[begin Source data]

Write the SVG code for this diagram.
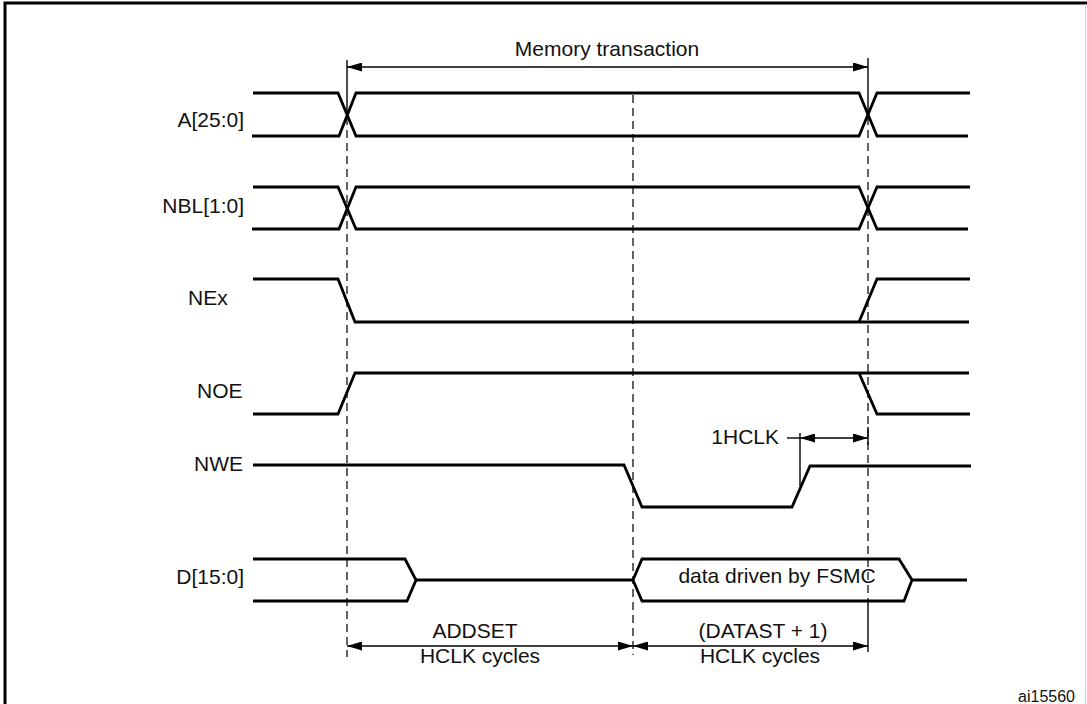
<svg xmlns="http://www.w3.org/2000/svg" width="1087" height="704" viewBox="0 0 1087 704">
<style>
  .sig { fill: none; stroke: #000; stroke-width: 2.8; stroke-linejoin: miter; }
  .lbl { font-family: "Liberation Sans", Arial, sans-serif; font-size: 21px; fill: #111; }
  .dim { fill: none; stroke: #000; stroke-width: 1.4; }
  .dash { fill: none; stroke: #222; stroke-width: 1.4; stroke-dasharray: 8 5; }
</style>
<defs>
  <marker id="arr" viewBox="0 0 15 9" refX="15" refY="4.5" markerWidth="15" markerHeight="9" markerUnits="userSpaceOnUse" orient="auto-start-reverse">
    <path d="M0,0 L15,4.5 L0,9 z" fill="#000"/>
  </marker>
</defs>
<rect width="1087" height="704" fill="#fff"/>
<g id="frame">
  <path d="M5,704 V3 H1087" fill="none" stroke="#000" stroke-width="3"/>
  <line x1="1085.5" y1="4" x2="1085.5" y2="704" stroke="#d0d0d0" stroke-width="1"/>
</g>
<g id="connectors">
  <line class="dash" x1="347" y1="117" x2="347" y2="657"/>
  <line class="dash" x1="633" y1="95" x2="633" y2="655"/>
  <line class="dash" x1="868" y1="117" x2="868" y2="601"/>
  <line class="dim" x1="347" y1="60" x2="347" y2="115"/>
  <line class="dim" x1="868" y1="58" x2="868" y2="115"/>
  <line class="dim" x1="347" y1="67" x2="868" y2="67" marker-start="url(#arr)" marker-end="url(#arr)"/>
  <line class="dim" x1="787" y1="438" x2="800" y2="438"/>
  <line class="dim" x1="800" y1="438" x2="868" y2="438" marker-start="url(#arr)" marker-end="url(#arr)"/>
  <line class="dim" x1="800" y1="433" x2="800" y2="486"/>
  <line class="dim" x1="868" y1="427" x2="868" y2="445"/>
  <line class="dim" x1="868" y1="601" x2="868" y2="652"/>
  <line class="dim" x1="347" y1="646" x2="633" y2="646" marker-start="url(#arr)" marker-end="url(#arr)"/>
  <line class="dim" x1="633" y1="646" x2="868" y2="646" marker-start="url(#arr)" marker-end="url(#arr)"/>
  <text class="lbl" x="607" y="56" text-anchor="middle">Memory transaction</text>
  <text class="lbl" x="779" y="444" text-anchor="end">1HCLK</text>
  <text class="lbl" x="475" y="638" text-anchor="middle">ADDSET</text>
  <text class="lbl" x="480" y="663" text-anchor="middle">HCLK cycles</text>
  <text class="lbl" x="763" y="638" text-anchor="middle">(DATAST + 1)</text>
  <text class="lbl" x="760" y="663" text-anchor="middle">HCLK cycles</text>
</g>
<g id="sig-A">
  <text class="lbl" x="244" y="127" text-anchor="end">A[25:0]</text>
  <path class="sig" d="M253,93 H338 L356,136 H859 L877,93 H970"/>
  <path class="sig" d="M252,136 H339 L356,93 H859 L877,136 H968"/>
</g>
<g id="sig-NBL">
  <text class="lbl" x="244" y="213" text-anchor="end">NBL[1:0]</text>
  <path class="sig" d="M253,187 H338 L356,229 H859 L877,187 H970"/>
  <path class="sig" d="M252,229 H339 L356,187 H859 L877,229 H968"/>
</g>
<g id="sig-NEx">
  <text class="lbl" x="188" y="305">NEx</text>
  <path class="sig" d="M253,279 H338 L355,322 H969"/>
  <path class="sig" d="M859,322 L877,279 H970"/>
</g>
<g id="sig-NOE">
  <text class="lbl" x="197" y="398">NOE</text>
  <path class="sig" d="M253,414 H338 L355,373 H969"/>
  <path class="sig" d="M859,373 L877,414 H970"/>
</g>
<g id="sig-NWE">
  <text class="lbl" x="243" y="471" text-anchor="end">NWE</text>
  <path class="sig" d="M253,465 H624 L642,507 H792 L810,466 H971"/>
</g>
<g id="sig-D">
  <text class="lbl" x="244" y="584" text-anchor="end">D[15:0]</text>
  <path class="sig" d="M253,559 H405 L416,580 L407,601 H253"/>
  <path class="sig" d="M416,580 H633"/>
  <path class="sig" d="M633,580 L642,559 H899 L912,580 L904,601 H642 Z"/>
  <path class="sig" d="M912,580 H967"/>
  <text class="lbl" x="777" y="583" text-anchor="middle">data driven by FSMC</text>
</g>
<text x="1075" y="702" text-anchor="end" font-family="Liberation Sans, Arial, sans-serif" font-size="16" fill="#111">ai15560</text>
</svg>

[end Source data]

> **Your objective**:
Reproduce all of the material exactly, apart from the pictures.

> **Result**:
Write the SVG code for this diagram.
<svg xmlns="http://www.w3.org/2000/svg" width="1087" height="704" viewBox="0 0 1087 704">
<style>
  .sig { fill: none; stroke: #000; stroke-width: 2.8; stroke-linejoin: miter; }
  .lbl { font-family: "Liberation Sans", Arial, sans-serif; font-size: 21px; fill: #111; }
  .dim { fill: none; stroke: #000; stroke-width: 1.4; }
  .dash { fill: none; stroke: #222; stroke-width: 1.4; stroke-dasharray: 8 5; }
</style>
<defs>
  <marker id="arr" viewBox="0 0 15 9" refX="15" refY="4.5" markerWidth="15" markerHeight="9" markerUnits="userSpaceOnUse" orient="auto-start-reverse">
    <path d="M0,0 L15,4.5 L0,9 z" fill="#000"/>
  </marker>
</defs>
<rect width="1087" height="704" fill="#fff"/>
<g id="frame">
  <path d="M5,704 V3 H1087" fill="none" stroke="#000" stroke-width="3"/>
  <line x1="1085.5" y1="4" x2="1085.5" y2="704" stroke="#d0d0d0" stroke-width="1"/>
</g>
<g id="connectors">
  <line class="dash" x1="347" y1="117" x2="347" y2="657"/>
  <line class="dash" x1="633" y1="95" x2="633" y2="655"/>
  <line class="dash" x1="868" y1="117" x2="868" y2="601"/>
  <line class="dim" x1="347" y1="60" x2="347" y2="115"/>
  <line class="dim" x1="868" y1="58" x2="868" y2="115"/>
  <line class="dim" x1="347" y1="67" x2="868" y2="67" marker-start="url(#arr)" marker-end="url(#arr)"/>
  <line class="dim" x1="787" y1="438" x2="800" y2="438"/>
  <line class="dim" x1="800" y1="438" x2="868" y2="438" marker-start="url(#arr)" marker-end="url(#arr)"/>
  <line class="dim" x1="800" y1="433" x2="800" y2="486"/>
  <line class="dim" x1="868" y1="427" x2="868" y2="445"/>
  <line class="dim" x1="868" y1="601" x2="868" y2="652"/>
  <line class="dim" x1="347" y1="646" x2="633" y2="646" marker-start="url(#arr)" marker-end="url(#arr)"/>
  <line class="dim" x1="633" y1="646" x2="868" y2="646" marker-start="url(#arr)" marker-end="url(#arr)"/>
  <text class="lbl" x="607" y="56" text-anchor="middle">Memory transaction</text>
  <text class="lbl" x="779" y="444" text-anchor="end">1HCLK</text>
  <text class="lbl" x="475" y="638" text-anchor="middle">ADDSET</text>
  <text class="lbl" x="480" y="663" text-anchor="middle">HCLK cycles</text>
  <text class="lbl" x="763" y="638" text-anchor="middle">(DATAST + 1)</text>
  <text class="lbl" x="760" y="663" text-anchor="middle">HCLK cycles</text>
</g>
<g id="sig-A">
  <text class="lbl" x="244" y="127" text-anchor="end">A[25:0]</text>
  <path class="sig" d="M253,93 H338 L356,136 H859 L877,93 H970"/>
  <path class="sig" d="M252,136 H339 L356,93 H859 L877,136 H968"/>
</g>
<g id="sig-NBL">
  <text class="lbl" x="244" y="213" text-anchor="end">NBL[1:0]</text>
  <path class="sig" d="M253,187 H338 L356,229 H859 L877,187 H970"/>
  <path class="sig" d="M252,229 H339 L356,187 H859 L877,229 H968"/>
</g>
<g id="sig-NEx">
  <text class="lbl" x="188" y="305">NEx</text>
  <path class="sig" d="M253,279 H338 L355,322 H969"/>
  <path class="sig" d="M859,322 L877,279 H970"/>
</g>
<g id="sig-NOE">
  <text class="lbl" x="197" y="398">NOE</text>
  <path class="sig" d="M253,414 H338 L355,373 H969"/>
  <path class="sig" d="M859,373 L877,414 H970"/>
</g>
<g id="sig-NWE">
  <text class="lbl" x="243" y="471" text-anchor="end">NWE</text>
  <path class="sig" d="M253,465 H624 L642,507 H792 L810,466 H971"/>
</g>
<g id="sig-D">
  <text class="lbl" x="244" y="584" text-anchor="end">D[15:0]</text>
  <path class="sig" d="M253,559 H405 L416,580 L407,601 H253"/>
  <path class="sig" d="M416,580 H633"/>
  <path class="sig" d="M633,580 L642,559 H899 L912,580 L904,601 H642 Z"/>
  <path class="sig" d="M912,580 H967"/>
  <text class="lbl" x="777" y="583" text-anchor="middle">data driven by FSMC</text>
</g>
<text x="1075" y="702" text-anchor="end" font-family="Liberation Sans, Arial, sans-serif" font-size="16" fill="#111">ai15560</text>
</svg>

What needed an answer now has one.